How to understand whether a given ideal is a prime ideal in a Dedekind domain

Question

$\DeclareMathOperator{\Norm}{Norm}$I have started Algebraic Number Theory, and I have a basic doubt about how to understand whether a given ideal is prime or not in a Dedekind domain. What I thought is, if ideal $I\subset J$, then if $\Norm(I)\mid \Norm(J)$, then by showing $\Norm(P)$ to be prime, we can prove ideal $P$ as prime. But I am confused whether, $I\subset J\rightarrow \Norm(I)\mid \Norm(J)$ is true or not.

Answer 1

I assume you are working with a Dedekind domain that is the integral closure of some other Dedekind domain in a finite field extension, and the norm is with respect to that field extension.

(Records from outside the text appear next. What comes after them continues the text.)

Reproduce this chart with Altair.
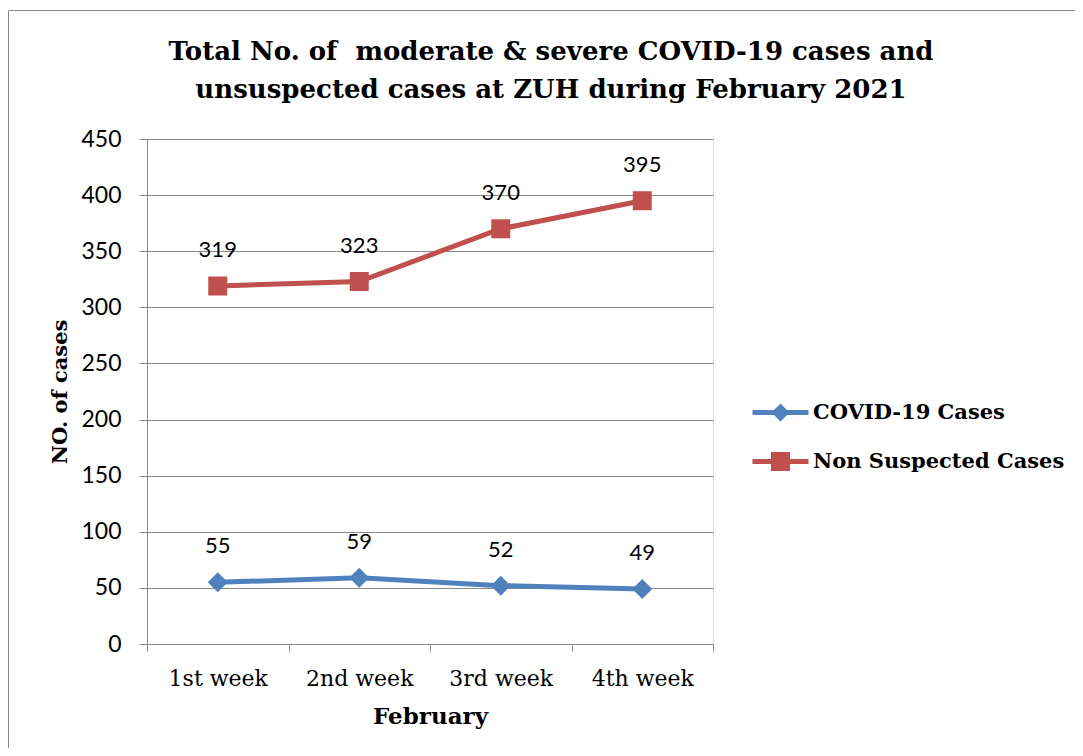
import altair as alt
import pandas as pd

weeks = ["1st week", "2nd week", "3rd week", "4th week"]
covid_cases = [55, 59, 52, 49]
non_suspected = [319, 323, 370, 395]
series_names = ["COVID-19 Cases", "Non Suspected Cases"]
series_colors = ["#4F81BD", "#C0504D"]
series_shapes = ["diamond", "square"]
series_sizes = [400, 361]
y_ticks = [0, 50, 100, 150, 200, 250, 300, 350, 400, 450]
title_lines = ["Total No. of \u00a0moderate & severe COVID-19 cases and",
               "unsuspected cases at ZUH during February 2021"]

rows = []
for name, vals in zip(series_names, [covid_cases, non_suspected]):
    for w, v in zip(weeks, vals):
        rows.append({"week": w, "cases": v, "series": name})
df = pd.DataFrame(rows)

W, H = 566, 505
GRAY = "#898989"
SERIF = "DejaVu Serif"
SANS = "Lato"

# legend symbols: line with marker (unit = sqrt(size)/2 px)
legend_paths = [
    "M-2.8,-0.25H2.8V0.25H-2.8Z M-0.9,0L0,-0.9L0.9,0L0,0.9Z",
    "M-2.8,-0.25H2.8V0.25H-2.8Z M-0.95,-0.95H0.95V0.95H-0.95Z",
]

x_enc = alt.X(
    "week:N", sort=weeks,
    scale=alt.Scale(type="band", paddingInner=0, paddingOuter=0),
    axis=alt.Axis(
        title="February", titleFont=SERIF, titleFontWeight="bold", titleFontSize=23,
        titleColor="black", titleY=72, titleBaseline="middle",
        labelFont=SERIF, labelFontSize=22, labelColor="black", labelAngle=0,
        labelPadding=17, tickBand="extent", tickSize=7, tickColor=GRAY,
        domainColor=GRAY, grid=False,
    ),
)
y_enc = alt.Y(
    "cases:Q",
    scale=alt.Scale(domain=[0, 450], nice=False),
    axis=alt.Axis(
        values=y_ticks, title="NO. of cases", titleFont=SERIF, titleFontWeight="bold",
        titleFontSize=21, titleColor="black", titleX=-87, titleY=H / 2,
        titleBaseline="middle", titleAlign="center",
        labelFont=SANS, labelFontSize=23, labelColor="black", labelPadding=18,
        tickSize=8, tickColor=GRAY, domainColor=GRAY, grid=True, gridColor=GRAY,
        gridOpacity=1,
    ),
)

frame = alt.Chart(pd.DataFrame({"f": [0]})).mark_rect(
    filled=False, stroke=GRAY, strokeWidth=1
).encode(
    x=alt.value(-138.5), y=alt.value(-128.5), x2=alt.value(2000), y2=alt.value(2000)
)

series_layers = []
for name, col, shp, sz in zip(series_names, series_colors, series_shapes, series_sizes):
    base = alt.Chart(df).transform_filter(alt.datum.series == name).encode(x=x_enc, y=y_enc)
    series_layers.append(base.mark_line(strokeWidth=5, color=col))
    series_layers.append(base.mark_point(filled=True, opacity=1, shape=shp, size=sz, color=col))

labels = alt.Chart(df).mark_text(
    dy=-36, font=SANS, fontSize=22, baseline="middle", align="center", color="black"
).encode(x=x_enc, y=y_enc, text="cases:Q")

leg = alt.Legend(
    title=None, orient="none", legendX=623, legendY=263, padding=0,
    labelFont=SERIF, labelFontWeight="bold", labelFontSize=21, labelColor="black",
    symbolSize=400, labelOffset=22, rowPadding=27, symbolOpacity=1,
    symbolStrokeWidth=0, labelLimit=400,
)
legend_layer = alt.Chart(df).mark_point(filled=True, opacity=0).encode(
    x=x_enc, y=y_enc,
    color=alt.Color("series:N", scale=alt.Scale(domain=series_names, range=series_colors), legend=leg),
    shape=alt.Shape("series:N", scale=alt.Scale(domain=series_names, range=legend_paths), legend=leg),
)

chart = alt.layer(frame, *series_layers, labels, legend_layer).properties(
    width=W, height=H,
    title=alt.TitleParams(
        text=title_lines, font=SERIF, fontSize=26, fontWeight="bold", color="black",
        anchor="middle", frame="group", dx=121, offset=-93, lineHeight=38,
    ),
    autosize=alt.AutoSizeParams(type="none"),
    padding={"left": 139, "top": 131, "right": 362, "bottom": 104},
).configure_view(stroke=None).configure(background="white")

chart.save("out.html", embed_options={"renderer": "svg", "actions": False})
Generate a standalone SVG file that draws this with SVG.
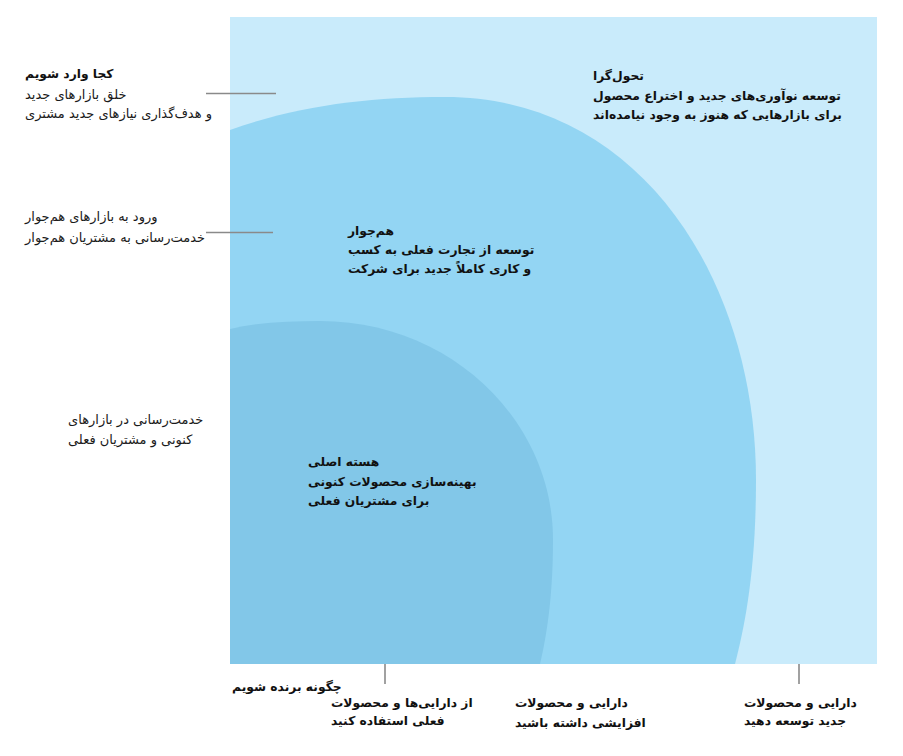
<svg xmlns="http://www.w3.org/2000/svg" width="903" height="756" viewBox="0 0 903 756">
<style>
text{font-family:"DejaVu Sans","Noto Sans",sans-serif;font-size:13px;fill:#1a1a1a}
.b{font-weight:bold;font-size:12.3px;fill:#111}
.lead{stroke:#8a8a8a;stroke-width:1.6;fill:none}
</style>
<rect width="903" height="756" fill="#ffffff"/>
<g id="transformational">
<rect x="230" y="17" width="647" height="647" fill="#c9ebfb"/>
<text class="b" x="593" y="80">تحول‌گرا</text>
<text class="b" x="593" y="100">توسعه نوآوری‌های جدید و اختراع محصول</text>
<text class="b" x="593" y="119">برای بازارهایی که هنوز به وجود نیامده‌اند</text>
</g>
<g id="adjacent">
<path d="M230,130 C300,105 370,97 445,97 C640,97 756,280 756,480 C756,570 745,625 735,664 L230,664 Z" fill="#93d5f3"/>
<text class="b" x="348" y="235">هم‌جوار</text>
<text class="b" x="348" y="254">توسعه از تجارت فعلی به کسب</text>
<text class="b" x="348" y="273">و کاری کاملاً جدید برای شرکت</text>
</g>
<g id="core">
<path d="M230,329 C260,322 290,321 320,321 C450,321 553,420 553,540 C553,590 548,630 540,664 L230,664 Z" fill="#82c7e8"/>
<text class="b" x="308" y="466">هسته اصلی</text>
<text class="b" x="308" y="486">بهینه‌سازی محصولات کنونی</text>
<text class="b" x="308" y="505">برای مشتریان فعلی</text>
</g>
<g id="connectors">
<line class="lead" x1="206" y1="93.5" x2="276" y2="93.5"/>
<line class="lead" x1="206" y1="232.5" x2="273" y2="232.5"/>
<line class="lead" x1="385" y1="664" x2="385" y2="684"/>
<line class="lead" x1="799" y1="664" x2="799" y2="684"/>
</g>
<g id="where-to-play">
<text class="b" x="25" y="78">کجا وارد شویم</text>
<text x="25" y="99">خلق بازارهای جدید</text>
<text x="25" y="118">و هدف‌گذاری نیازهای جدید مشتری</text>
</g>
<g id="adjacent-markets">
<text x="25" y="221">ورود به بازارهای هم‌جوار</text>
<text x="25" y="242">خدمت‌رسانی به مشتریان هم‌جوار</text>
</g>
<g id="current-markets">
<text x="68" y="424">خدمت‌رسانی در بازارهای</text>
<text x="68" y="444">کنونی و مشتریان فعلی</text>
</g>
<g id="how-to-win">
<text class="b" x="232" y="691">چگونه برنده شویم</text>
</g>
<g id="use-existing">
<text class="b" x="331" y="707">از دارایی‌ها و محصولات</text>
<text class="b" x="331" y="725">فعلی استفاده کنید</text>
</g>
<g id="incremental">
<text class="b" x="515" y="707">دارایی و محصولات</text>
<text class="b" x="515" y="727">افزایشی داشته باشید</text>
</g>
<g id="develop-new">
<text class="b" x="744" y="707">دارایی و محصولات</text>
<text class="b" x="744" y="725">جدید توسعه دهید</text>
</g>
</svg>
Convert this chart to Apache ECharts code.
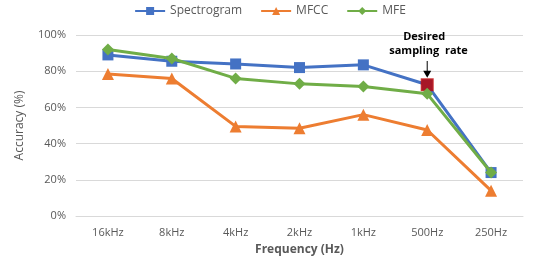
<!DOCTYPE html>
<html>
<head>
<meta charset="utf-8">
<script src="https://cdn.jsdelivr.net/npm/echarts@6/dist/echarts.min.js"></script>
<style>
  html, body { margin: 0; padding: 0; background: #fff; }
  #chart { width: 540px; height: 268px; }
</style>
</head>
<body>
<div id="chart"></div>
<script>
// 采样率
const categories = ["16kHz", "8kHz", "4kHz", "2kHz", "1kHz", "500Hz", "250Hz"];
const spectrogram = [89, 85.5, 84, 82, 83.5, 72.5, 24];
const mfcc = [78.5, 76, 49.5, 48.5, 56, 47.5, 14];
const mfe = [92, 87, 76, 73, 71.5, 67.5, 24];
const yTicks = [0, 20, 40, 60, 80, 100];
const desiredIndex = 5;

const font = "Open Sans";
const textColor = "#595959";

const myChart = echarts.init(document.getElementById("chart"));

const option = {
  animation: false,
  color: ["#4472C4", "#ED7D31", "#70AD47"],
  textStyle: { fontFamily: font },
  legend: {
    top: 0,
    left: "center",
    itemWidth: 30,
    itemHeight: 10,
    itemGap: 18,
    textStyle: { color: textColor, fontSize: 12, fontFamily: font },
    data: ["Spectrogram", "MFCC", "MFE"]
  },
  grid: { left: 76, right: 17, top: 35, bottom: 52 },
  xAxis: {
    type: "category",
    data: categories,
    boundaryGap: true,
    name: "Frequency (Hz)",
    nameLocation: "middle",
    nameGap: 28,
    nameTextStyle: { color: textColor, fontSize: 12, fontWeight: "bold", fontFamily: font },
    axisLine: { lineStyle: { color: "#d9d9d9" } },
    axisTick: { show: false },
    axisLabel: { color: textColor, fontSize: 11, margin: 11 }
  },
  yAxis: {
    type: "value",
    min: yTicks[0],
    max: yTicks[yTicks.length - 1],
    interval: 20,
    name: "Accuracy (%)",
    nameLocation: "middle",
    nameGap: 50,
    nameTextStyle: { color: textColor, fontSize: 12, fontFamily: font },
    axisLine: { show: false },
    axisTick: { show: false },
    axisLabel: { color: textColor, fontSize: 11, formatter: "{value}%", margin: 10 },
    splitLine: { lineStyle: { color: "#d9d9d9" } }
  },
  series: [
    {
      name: "Spectrogram",
      type: "line",
      data: spectrogram,
      symbol: "rect",
      symbolSize: 11,
      lineStyle: { width: 3 },
      z: 3
    },
    {
      name: "MFCC",
      type: "line",
      data: mfcc,
      symbol: "triangle",
      symbolSize: 12,
      lineStyle: { width: 3 },
      z: 2
    },
    {
      name: "MFE",
      type: "line",
      data: mfe,
      symbol: "diamond",
      symbolSize: 12,
      lineStyle: { width: 3 },
      z: 4
    },
    {
      // 标记的采样率
      name: "desired",
      type: "scatter",
      data: [[desiredIndex, spectrogram[desiredIndex]]],
      symbol: "rect",
      symbolSize: 13,
      itemStyle: { color: "#C00000" },
      z: 3
    }
  ]
};
myChart.setOption(option);

const pt = myChart.convertToPixel({ gridIndex: 0 }, [desiredIndex, spectrogram[desiredIndex]]);
myChart.setOption({
  graphic: [
    {
      type: "text",
      left: pt[0] - 24,
      top: 31,
      style: { text: "Desired", font: "bold 11px " + font, fill: "#000" }
    },
    {
      type: "text",
      left: pt[0] - 38,
      top: 45,
      style: { text: "sampling  rate", font: "bold 11px " + font, fill: "#000" }
    },
    {
      type: "line",
      shape: { x1: pt[0], y1: 61, x2: pt[0], y2: pt[1] - 10 },
      style: { stroke: "#000", lineWidth: 1 }
    },
    {
      type: "polygon",
      shape: { points: [[pt[0] - 4, pt[1] - 14], [pt[0] + 4, pt[1] - 14], [pt[0], pt[1] - 7]] },
      style: { fill: "#000" }
    }
  ]
});
</script>
</body>
</html>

By definition $N(I)$ is the ideal generated by norms of elements of $I$. Thus $I \subset J$ implies $N(I) \subset N(J)$, in which case $I = J$ iff $N(I) = N(J)$. (This last fact requires properties of Dedekind domains.)

Hence $J \mid I$ implies $N(J) \mid N(I)$, and $N(I)$ prime implies $I$ prime.

(But the converse, $I$ prime implies $N(I)$ prime, is false in general.)